Exercise instructions:
Comb the records below for the string "Reproduce" and copy each line where it turns up.

Records for the task:
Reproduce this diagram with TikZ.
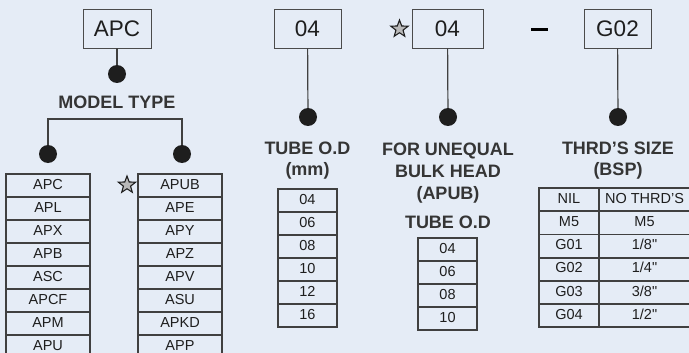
\documentclass[tikz,border=0pt]{standalone}
\usepackage{fontspec}
\setmainfont{Liberation Sans}
\usetikzlibrary{shapes.geometric}

\definecolor{bgblue}{HTML}{E5ECF6}
\definecolor{ink}{HTML}{1E1E1E}

\tikzset{
	codebox/.style={draw=ink!80,line width=1pt,minimum width=67pt,minimum height=38.5pt,inner sep=0pt,outer sep=0pt,font=\fontsize{22.5}{27}\selectfont,text=ink},
	dot/.style={circle,fill=ink,minimum size=18pt,inner sep=0pt},
	wire/.style={draw=ink!85,line width=1.2pt},
	heading/.style={font=\fontsize{18}{21}\bfseries\selectfont,text=ink!90,align=center,inner sep=0pt},
	cell/.style={draw=ink!85,line width=1.5pt,minimum height=23pt,inner sep=0pt,outer sep=0pt,text height=0.72em,text depth=0pt,font=\fontsize{14.5}{17}\selectfont,text=ink},
	mark5/.style={star,star points=5,star point ratio=2.4,draw=ink,fill=gray!55,line width=1.1pt,minimum size=18pt,inner sep=0pt}
}

\begin{document}
\begin{tikzpicture}[x=1pt,y=-1pt]
	\fill[bgblue] (0,0) rectangle (689,353);
	\useasboundingbox (0,0) rectangle (689,353);
	% code boxes
	\node[codebox,minimum width=68pt] (apc) at (117,29) {APC};
	\node[codebox] (od1) at (307.5,29) {04};
	\node[codebox,minimum width=71pt] (od2) at (447.5,29) {04};
	\node[codebox] (thrd) at (617.5,29) {G02};
	\node[mark5] (s1) at (399.5,29) {};
	\node[inner sep=0pt] (dash) at (539.5,30) {\rule{17pt}{3pt}};
	% dots
	\node[dot] (dapc) at (117,74) {};
	\node[dot] (dod1) at (308,117) {};
	\node[dot] (dod2) at (448,117) {};
	\node[dot] (dthrd) at (618,117) {};
	\node[dot] (dl) at (48,154) {};
	\node[dot] (dr) at (182,154) {};
	\coordinate (bl) at (48,119);
	\coordinate (br) at (182,119);
	\draw[wire] (apc)--(dapc);
	\draw[wire] (od1)--(dod1);
	\draw[wire] (od2)--(dod2);
	\draw[wire] (thrd)--(dthrd);
	\draw[wire] (dl)--(bl)--(br)--(dr);
	% headings
	\node[heading] (model) at (117,102) {MODEL TYPE};
	\node[heading] (tube) at (307.5,161) {TUBE O.D\\(mm)};
	\node[heading,font=\fontsize{18}{22}\bfseries\selectfont] (unequal) at (448,173) {FOR UNEQUAL\\BULK HEAD\\(APUB)};
	\node[heading] (tube2) at (448,222) {TUBE O.D};
	\node[heading] (size) at (618,161) {THRD’S SIZE\\(BSP)};
	% model tables
	\foreach \t [count=\i] in {APC,APL,APX,APB,ASC,APCF,APM,APU}
		\node[cell,minimum width=84pt] (l\i) at (48,162.5+23*\i) {\t};
	\foreach \t [count=\i] in {APUB,APE,APY,APZ,APV,ASU,APKD,APP}
		\node[cell,minimum width=84pt] (r\i) at (180,162.5+23*\i) {\t};
	\node[mark5] (s2) at (127,185) {};
	% tube tables
	\foreach \t [count=\i] in {04,06,08,10,12,16}
		\node[cell,minimum width=59pt] (t\i) at (307.5,177.5+23*\i) {\t};
	\foreach \t [count=\i] in {04,06,08,10}
		\node[cell,minimum width=59pt] (u\i) at (447.5,226.5+23*\i) {\t};
	% thread table
	\foreach \a/\b [count=\i] in {NIL/{NO THRD’S},M5/M5,G01/{1/8\textquotedbl},G02/{1/4\textquotedbl},G03/{3/8\textquotedbl},G04/{1/2\textquotedbl}}{
		\node[cell,minimum width=60pt] (g\i) at (569,176.5+23.2*\i) {\a};
		\node[cell,minimum width=91pt] (h\i) at (644.5,176.5+23.2*\i) {\b};
	}
\end{tikzpicture}
\end{document}
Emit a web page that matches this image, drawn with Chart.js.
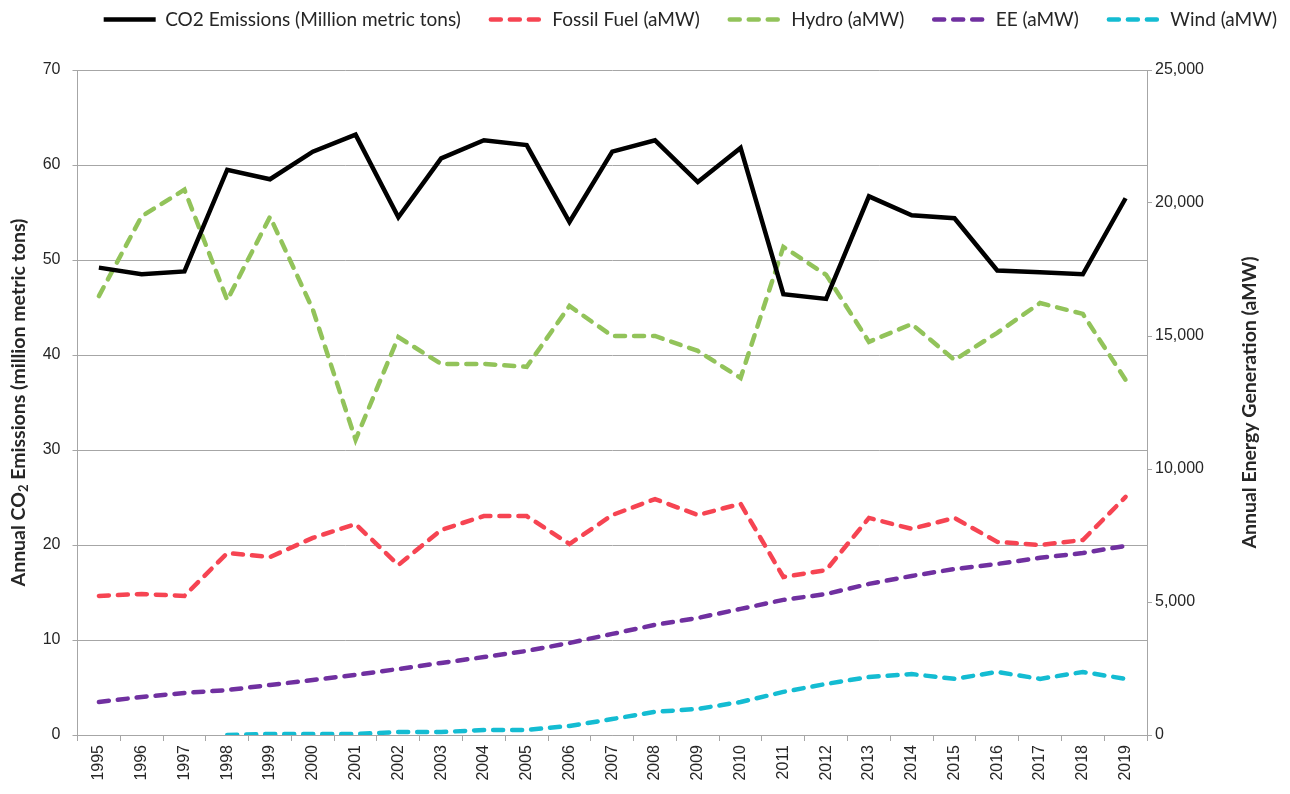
<!DOCTYPE html>
<html>
<head>
<meta charset="utf-8">
<script src="https://cdn.jsdelivr.net/npm/chart.js@4"></script>
<style>
  html, body { margin: 0; padding: 0; background: #fff; }
  #wrap { width: 1290px; height: 794px; }
</style>
</head>
<body>
<div id="wrap"><canvas id="myChart"></canvas></div>
<script>
// data
const years = ['1995', '1996', '1997', '1998', '1999', '2000', '2001', '2002', '2003', '2004', '2005', '2006', '2007',
  '2008', '2009', '2010', '2011', '2012', '2013', '2014', '2015', '2016', '2017', '2018', '2019'];
const co2 = [49.2, 48.5, 48.8, 59.5, 58.5, 61.4, 63.2, 54.5, 60.7, 62.6, 62.1, 54.0, 61.4,
  62.6, 58.2, 61.8, 46.4, 45.9, 56.7, 54.7, 54.4, 48.9, 48.7, 48.5, 56.5];
const fossil = [5230, 5300, 5230, 6840, 6690, 7410, 7930, 6390, 7710, 8230, 8230, 7180, 8270,
  8870, 8270, 8690, 5940, 6200, 8160, 7750, 8160, 7260, 7140, 7330, 8950];
const hydro = [16500, 19500, 20500, 16350, 19480, 16000, 11100, 14960, 13950, 13950, 13840, 16130, 15000,
  15000, 14440, 13420, 18350, 17300, 14780, 15450, 14100, 15120, 16240, 15830, 13350];
const ee = [1240, 1430, 1580, 1690, 1880, 2070, 2260, 2480, 2710, 2930, 3160, 3460, 3800,
  4140, 4400, 4740, 5080, 5300, 5680, 5980, 6240, 6430, 6660, 6840, 7110];
const wind = [null, null, null, 0, 40, 40, 40, 110, 110, 190, 190, 340, 600,
  870, 980, 1240, 1620, 1920, 2180, 2290, 2110, 2370, 2110, 2370, 2110];

const gridColor = '#a6a6a6';
const tickFont = { family: 'Liberation Sans, Arial', size: 16 };
const dash = [10, 9];

// legend gets 70px on top, then is nudged up/right after layout
const legendSpace = {
  id: 'legendSpace',
  beforeInit(chart) {
    const fit = chart.legend.fit;
    chart.legend.fit = function () {
      fit.bind(chart.legend)();
      this.height = 70;
    };
  },
  afterLayout(chart) {
    const lg = chart.legend;
    lg.top -= 20;
    lg.bottom -= 20;
    lg.left += 17;
    lg.right += 17;
  }
};

// axis titles, both read bottom to top
const axisTitles = {
  id: 'axisTitles',
  afterDraw(chart) {
    const c = chart.ctx;
    const area = chart.chartArea;
    const midY = (area.top + area.bottom) / 2;
    c.save();
    c.fillStyle = '#262626';
    c.textBaseline = 'middle';

    // left: Annual CO2 Emissions with subscript 2
    c.translate(19, midY);
    c.rotate(-Math.PI / 2);
    const big = 'bold 19.5px Lato';
    const small = 'bold 13px Lato';
    const p1 = 'Annual CO', p2 = '2', p3 = ' Emissions (million metric tons)';
    c.font = big; const w1 = c.measureText(p1).width; const w3 = c.measureText(p3).width;
    c.font = small; const w2 = c.measureText(p2).width;
    let x = -(w1 + w2 + w3) / 2;
    c.font = big; c.textAlign = 'left'; c.fillText(p1, x, 0); x += w1;
    c.font = small; c.fillText(p2, x, 5); x += w2;
    c.font = big; c.fillText(p3, x, 0);
    c.restore();

    c.save();
    c.fillStyle = '#262626';
    c.textBaseline = 'middle';
    c.textAlign = 'center';
    c.font = 'bold 19.5px Lato';
    c.translate(1250, midY);
    c.rotate(-Math.PI / 2);
    c.fillText('Annual Energy Generation (aMW)', 0, 0);
    c.restore();
  }
};

const ctx = document.getElementById('myChart');

new Chart(ctx, {
  type: 'line',
  data: {
    labels: years,
    datasets: [
      {
        label: 'CO2 Emissions (Million metric tons)',
        data: co2,
        yAxisID: 'y',
        borderColor: '#000000',
        backgroundColor: '#000000',
        borderWidth: 4.5,
      },
      {
        label: 'Fossil Fuel (aMW)',
        data: fossil,
        yAxisID: 'y2',
        borderColor: '#f64452',
        backgroundColor: '#f64452',
        borderWidth: 4.5,
        borderDash: dash,
        borderCapStyle: 'round',
      },
      {
        label: 'Hydro (aMW)',
        data: hydro,
        yAxisID: 'y2',
        borderColor: '#92c35a',
        backgroundColor: '#92c35a',
        borderWidth: 4.5,
        borderDash: dash,
        borderCapStyle: 'round',
      },
      {
        label: 'EE (aMW)',
        data: ee,
        yAxisID: 'y2',
        borderColor: '#7030a0',
        backgroundColor: '#7030a0',
        borderWidth: 4.5,
        borderDash: dash,
        borderCapStyle: 'round',
      },
      {
        label: 'Wind (aMW)',
        data: wind,
        yAxisID: 'y2',
        borderColor: '#14bcd2',
        backgroundColor: '#14bcd2',
        borderWidth: 4.5,
        borderDash: dash,
        borderCapStyle: 'round',
      },
    ],
  },
  options: {
    responsive: true,
    maintainAspectRatio: false,
    animation: false,
    layout: { padding: 0 },
    elements: {
      point: { radius: 0, hoverRadius: 0 },
      line: { tension: 0, borderJoinStyle: 'miter' },
    },
    plugins: {
      tooltip: { enabled: false },
      legend: {
        position: 'top',
        align: 'end',
        labels: {
          usePointStyle: true,
          pointStyle: 'line',
          pointStyleWidth: 52,
          boxHeight: 14,
          padding: 30,
          color: '#262626',
          font: { family: 'Lato', size: 19 },
          generateLabels(chart) {
            const items = Chart.defaults.plugins.legend.labels.generateLabels(chart);
            items.forEach((it) => {
              const ds = chart.data.datasets[it.datasetIndex];
              it.lineDash = ds.borderDash || [];
              it.lineCap = ds.borderCapStyle || 'butt';
              it.lineWidth = ds.borderWidth;
              it.strokeStyle = ds.borderColor;
            });
            return items;
          },
        },
      },
    },
    scales: {
      x: {
        offset: true,
        afterFit: (s) => { s.height = 59; },
        grid: { drawOnChartArea: false, offset: true, tickLength: 6, color: gridColor },
        border: { color: gridColor },
        ticks: { minRotation: 90, maxRotation: 90, padding: 4, color: '#262626', font: tickFont, autoSkip: false },
      },
      y: {
        position: 'left',
        min: 0,
        max: 70,
        afterFit: (s) => { s.width = 77.5; },
        grid: { color: gridColor, tickLength: 5 },
        border: { color: gridColor },
        ticks: { stepSize: 10, padding: 12, color: '#262626', font: tickFont },
      },
      y2: {
        position: 'right',
        min: 0,
        max: 25000,
        afterFit: (s) => { s.width = 143; },
        grid: { drawOnChartArea: false, tickLength: 5, color: gridColor },
        border: { color: gridColor },
        ticks: {
          stepSize: 5000,
          padding: 3,
          color: '#262626',
          font: tickFont,
          callback: function (value) {
            return value.toLocaleString('en-US');
          },
        },
      },
    },
  },
  plugins: [legendSpace, axisTitles],
});
</script>
</body>
</html>
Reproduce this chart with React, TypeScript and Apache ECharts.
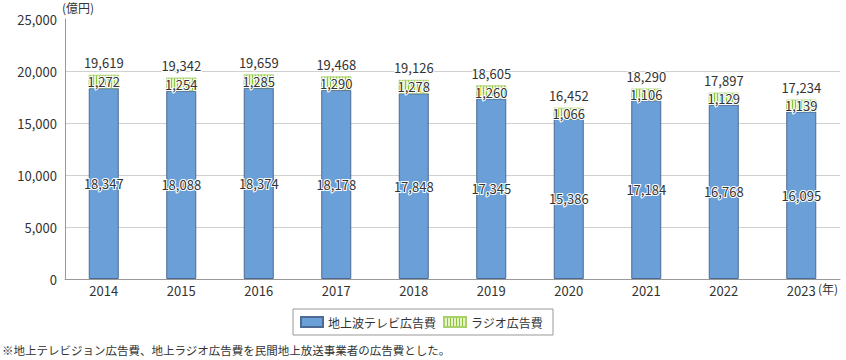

Written solution:
Reproduce this diagram with TikZ.
Reproduce this chart with React, TypeScript and Apache ECharts.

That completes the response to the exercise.